L’opinion est en train de basculer vers le No Deal
En fait, le temps joue pour les Brexiteers. La Manche a beau être peu large, elle se révèle une frontière difficile à franchir. Ce ne sont pas les douaniers britanniques, en ce moment, qui font une grève du zèle à l’accueil de l’eurostar; mais les douaniers français: ils se plaignent de ce que l’on ne leur donne pas plus de moyens alors que le trafic ne cesse d’augmenter. Malgré tout ce qu’on nous avait annoncé, le nombre de passagers qui prennent l’eurostar n’a pas cessé d’augmenter depuis deux ans ! Et les douaniers français font justement valoir que s’ils doivent respecter à la lettre les procédures qu’on leur impose, ils sont encore plus capable de traiter correctement des trains à 800 passagers que des trains jusqu’à récemment à 600 passagers. Le gouvernement français fait le fanfaron mais c’est lui qui n’a plus d’argent pour mieux équiper ses douanes. 

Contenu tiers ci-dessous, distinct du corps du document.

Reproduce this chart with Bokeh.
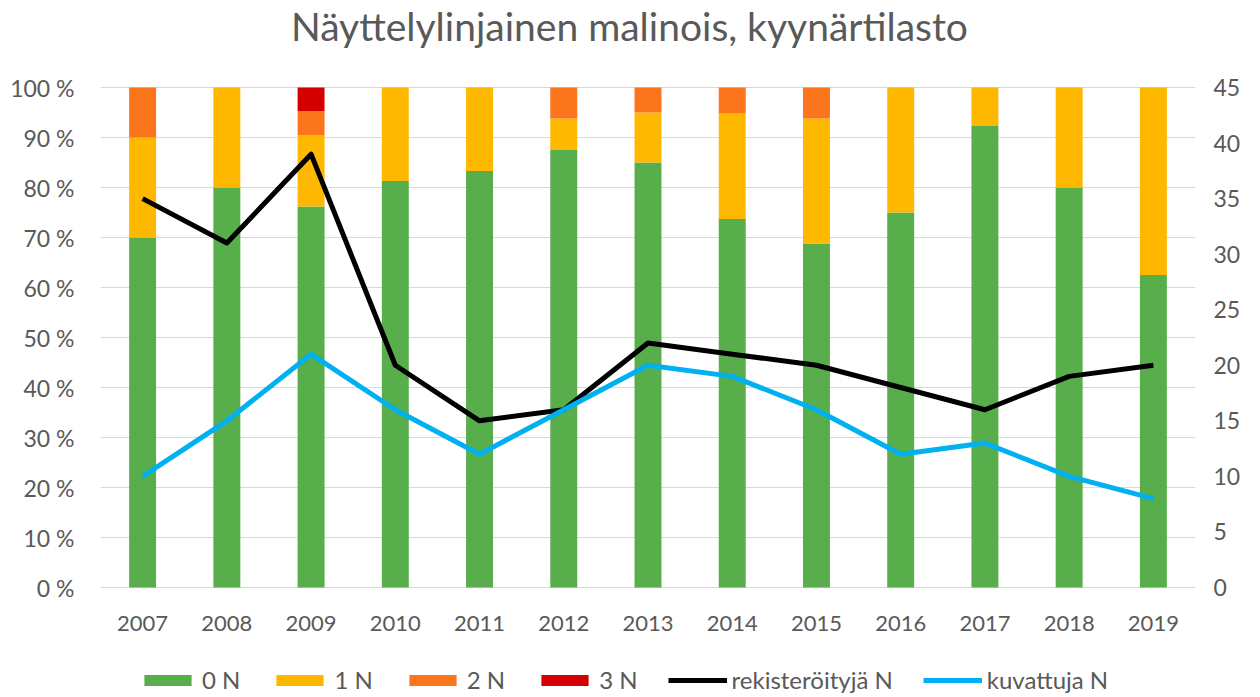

Il va simplement falloir que les Brexiteers gardent leur calme. Il va se produire une ou deux dernières manifestations d’hystérie chez les Remainers. Un peu comme ces grands monstres blessés mortellement mais capables de détruire beaucoup sur leur passage dans leurs derniers spasmes de vie, le Project Fear va, une dernière fois, de faire des victimes. L’establishment va piquer une petite série de crises de nerfs. On va essayer de ruser avec les règles du Parlement. Je dis juste à mes amis: gardez votre sang froid; vous avez choisi la difficulté en ne votant pas l’accord Robbin/Barnier avec les garanties de l’UE sur le backstop; pour ma part je l’aurais voté pour parvenir au 29 mars sans encombre; mais je respecte votre vote et, surtout, votre courage politique; allez à présent jusqu’au bout, nous allons gagner ensemble. L’opinion, en effet, est en train de se radicaliser. Un sondage paru vendredi mettait le No Deal à 46% d’opinions favorables, à sept points devant toute autre solution (39% pour un délai dans le Brexit incluant un possible second référendum.). Il y a une semaine, les deux options étaient à égalité à 43% dans ce même sondame Opinium. 
Je n’ai aucun doute, pour ma part que, dans quelques jours, le Royaume-Uni aura regagné sa liberté. 
Mon cher ami, je me réjouis de vous savoir à Londres à partir de mercredi. Nous devons tout imaginer, y compris des débats parlementaires tournant de manière inattendue, qui débouchent sur une sortie effective le 29 mars.